YOUR OBJECTIVE »
Are you able to quote each entry exactly as written?

--- start LISTING ---

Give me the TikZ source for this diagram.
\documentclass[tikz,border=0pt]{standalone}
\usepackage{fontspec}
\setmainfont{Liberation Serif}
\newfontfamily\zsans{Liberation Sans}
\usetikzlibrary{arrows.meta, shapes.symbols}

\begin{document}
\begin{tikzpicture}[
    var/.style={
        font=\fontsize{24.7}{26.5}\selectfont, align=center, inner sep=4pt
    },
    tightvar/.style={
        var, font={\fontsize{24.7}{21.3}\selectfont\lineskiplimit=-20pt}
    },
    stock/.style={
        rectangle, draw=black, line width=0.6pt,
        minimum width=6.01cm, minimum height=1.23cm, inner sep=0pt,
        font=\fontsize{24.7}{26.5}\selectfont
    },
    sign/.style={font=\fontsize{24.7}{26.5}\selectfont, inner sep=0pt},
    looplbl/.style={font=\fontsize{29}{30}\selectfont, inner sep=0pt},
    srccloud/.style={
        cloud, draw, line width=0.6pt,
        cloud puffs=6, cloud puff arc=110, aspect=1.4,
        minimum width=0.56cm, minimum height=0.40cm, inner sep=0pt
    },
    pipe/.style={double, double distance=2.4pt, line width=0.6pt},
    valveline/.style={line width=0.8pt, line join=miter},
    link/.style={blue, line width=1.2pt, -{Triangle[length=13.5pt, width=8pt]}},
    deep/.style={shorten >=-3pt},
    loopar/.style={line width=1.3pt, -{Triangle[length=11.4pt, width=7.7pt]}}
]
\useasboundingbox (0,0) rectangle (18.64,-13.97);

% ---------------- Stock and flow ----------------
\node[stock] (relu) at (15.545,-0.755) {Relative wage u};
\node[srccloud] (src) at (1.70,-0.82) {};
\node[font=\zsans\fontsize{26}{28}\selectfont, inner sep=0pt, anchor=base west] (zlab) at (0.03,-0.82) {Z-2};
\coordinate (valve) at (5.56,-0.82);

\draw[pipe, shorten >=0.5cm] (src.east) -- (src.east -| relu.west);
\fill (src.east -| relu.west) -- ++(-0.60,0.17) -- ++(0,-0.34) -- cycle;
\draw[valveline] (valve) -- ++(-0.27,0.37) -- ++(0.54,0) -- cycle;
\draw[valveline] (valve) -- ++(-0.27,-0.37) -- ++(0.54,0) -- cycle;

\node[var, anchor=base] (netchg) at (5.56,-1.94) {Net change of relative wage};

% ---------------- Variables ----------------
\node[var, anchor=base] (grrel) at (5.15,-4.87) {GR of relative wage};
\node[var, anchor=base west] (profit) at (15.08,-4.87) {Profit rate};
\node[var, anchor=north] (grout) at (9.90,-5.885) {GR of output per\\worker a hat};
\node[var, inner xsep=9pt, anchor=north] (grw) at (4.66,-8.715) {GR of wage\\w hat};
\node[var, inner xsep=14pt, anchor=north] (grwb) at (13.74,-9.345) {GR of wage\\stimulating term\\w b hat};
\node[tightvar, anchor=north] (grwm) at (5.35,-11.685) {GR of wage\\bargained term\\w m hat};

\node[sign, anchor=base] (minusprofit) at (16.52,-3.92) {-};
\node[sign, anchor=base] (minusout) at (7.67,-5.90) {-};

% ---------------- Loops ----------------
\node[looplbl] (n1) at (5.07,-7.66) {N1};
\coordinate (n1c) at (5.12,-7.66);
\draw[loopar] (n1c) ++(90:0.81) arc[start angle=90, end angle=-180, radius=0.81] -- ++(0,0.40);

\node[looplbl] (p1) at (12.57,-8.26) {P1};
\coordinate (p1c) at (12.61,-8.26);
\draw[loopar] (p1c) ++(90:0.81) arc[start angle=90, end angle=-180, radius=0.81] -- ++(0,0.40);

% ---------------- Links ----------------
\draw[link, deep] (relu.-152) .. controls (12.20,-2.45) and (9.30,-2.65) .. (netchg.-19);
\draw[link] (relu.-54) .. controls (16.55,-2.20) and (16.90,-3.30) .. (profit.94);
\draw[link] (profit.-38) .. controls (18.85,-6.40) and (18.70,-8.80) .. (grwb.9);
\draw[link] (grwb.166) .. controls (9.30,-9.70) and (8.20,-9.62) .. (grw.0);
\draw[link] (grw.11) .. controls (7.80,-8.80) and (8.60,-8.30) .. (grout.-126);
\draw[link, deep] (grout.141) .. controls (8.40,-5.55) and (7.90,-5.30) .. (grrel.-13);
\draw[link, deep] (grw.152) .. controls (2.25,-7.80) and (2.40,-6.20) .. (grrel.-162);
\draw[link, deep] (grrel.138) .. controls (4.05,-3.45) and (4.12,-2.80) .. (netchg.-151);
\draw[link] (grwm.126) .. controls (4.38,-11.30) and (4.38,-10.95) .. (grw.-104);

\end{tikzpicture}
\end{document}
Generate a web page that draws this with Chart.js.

--- end LISTING ---

FINISHED TASK »
Give me the TikZ source for this diagram.
\documentclass[tikz,border=0pt]{standalone}
\usepackage{fontspec}
\setmainfont{Liberation Serif}
\newfontfamily\zsans{Liberation Sans}
\usetikzlibrary{arrows.meta, shapes.symbols}

\begin{document}
\begin{tikzpicture}[
    var/.style={
        font=\fontsize{24.7}{26.5}\selectfont, align=center, inner sep=4pt
    },
    tightvar/.style={
        var, font={\fontsize{24.7}{21.3}\selectfont\lineskiplimit=-20pt}
    },
    stock/.style={
        rectangle, draw=black, line width=0.6pt,
        minimum width=6.01cm, minimum height=1.23cm, inner sep=0pt,
        font=\fontsize{24.7}{26.5}\selectfont
    },
    sign/.style={font=\fontsize{24.7}{26.5}\selectfont, inner sep=0pt},
    looplbl/.style={font=\fontsize{29}{30}\selectfont, inner sep=0pt},
    srccloud/.style={
        cloud, draw, line width=0.6pt,
        cloud puffs=6, cloud puff arc=110, aspect=1.4,
        minimum width=0.56cm, minimum height=0.40cm, inner sep=0pt
    },
    pipe/.style={double, double distance=2.4pt, line width=0.6pt},
    valveline/.style={line width=0.8pt, line join=miter},
    link/.style={blue, line width=1.2pt, -{Triangle[length=13.5pt, width=8pt]}},
    deep/.style={shorten >=-3pt},
    loopar/.style={line width=1.3pt, -{Triangle[length=11.4pt, width=7.7pt]}}
]
\useasboundingbox (0,0) rectangle (18.64,-13.97);

% ---------------- Stock and flow ----------------
\node[stock] (relu) at (15.545,-0.755) {Relative wage u};
\node[srccloud] (src) at (1.70,-0.82) {};
\node[font=\zsans\fontsize{26}{28}\selectfont, inner sep=0pt, anchor=base west] (zlab) at (0.03,-0.82) {Z-2};
\coordinate (valve) at (5.56,-0.82);

\draw[pipe, shorten >=0.5cm] (src.east) -- (src.east -| relu.west);
\fill (src.east -| relu.west) -- ++(-0.60,0.17) -- ++(0,-0.34) -- cycle;
\draw[valveline] (valve) -- ++(-0.27,0.37) -- ++(0.54,0) -- cycle;
\draw[valveline] (valve) -- ++(-0.27,-0.37) -- ++(0.54,0) -- cycle;

\node[var, anchor=base] (netchg) at (5.56,-1.94) {Net change of relative wage};

% ---------------- Variables ----------------
\node[var, anchor=base] (grrel) at (5.15,-4.87) {GR of relative wage};
\node[var, anchor=base west] (profit) at (15.08,-4.87) {Profit rate};
\node[var, anchor=north] (grout) at (9.90,-5.885) {GR of output per\\worker a hat};
\node[var, inner xsep=9pt, anchor=north] (grw) at (4.66,-8.715) {GR of wage\\w hat};
\node[var, inner xsep=14pt, anchor=north] (grwb) at (13.74,-9.345) {GR of wage\\stimulating term\\w b hat};
\node[tightvar, anchor=north] (grwm) at (5.35,-11.685) {GR of wage\\bargained term\\w m hat};

\node[sign, anchor=base] (minusprofit) at (16.52,-3.92) {-};
\node[sign, anchor=base] (minusout) at (7.67,-5.90) {-};

% ---------------- Loops ----------------
\node[looplbl] (n1) at (5.07,-7.66) {N1};
\coordinate (n1c) at (5.12,-7.66);
\draw[loopar] (n1c) ++(90:0.81) arc[start angle=90, end angle=-180, radius=0.81] -- ++(0,0.40);

\node[looplbl] (p1) at (12.57,-8.26) {P1};
\coordinate (p1c) at (12.61,-8.26);
\draw[loopar] (p1c) ++(90:0.81) arc[start angle=90, end angle=-180, radius=0.81] -- ++(0,0.40);

% ---------------- Links ----------------
\draw[link, deep] (relu.-152) .. controls (12.20,-2.45) and (9.30,-2.65) .. (netchg.-19);
\draw[link] (relu.-54) .. controls (16.55,-2.20) and (16.90,-3.30) .. (profit.94);
\draw[link] (profit.-38) .. controls (18.85,-6.40) and (18.70,-8.80) .. (grwb.9);
\draw[link] (grwb.166) .. controls (9.30,-9.70) and (8.20,-9.62) .. (grw.0);
\draw[link] (grw.11) .. controls (7.80,-8.80) and (8.60,-8.30) .. (grout.-126);
\draw[link, deep] (grout.141) .. controls (8.40,-5.55) and (7.90,-5.30) .. (grrel.-13);
\draw[link, deep] (grw.152) .. controls (2.25,-7.80) and (2.40,-6.20) .. (grrel.-162);
\draw[link, deep] (grrel.138) .. controls (4.05,-3.45) and (4.12,-2.80) .. (netchg.-151);
\draw[link] (grwm.126) .. controls (4.38,-11.30) and (4.38,-10.95) .. (grw.-104);

\end{tikzpicture}
\end{document}
Generate a web page that draws this with Chart.js.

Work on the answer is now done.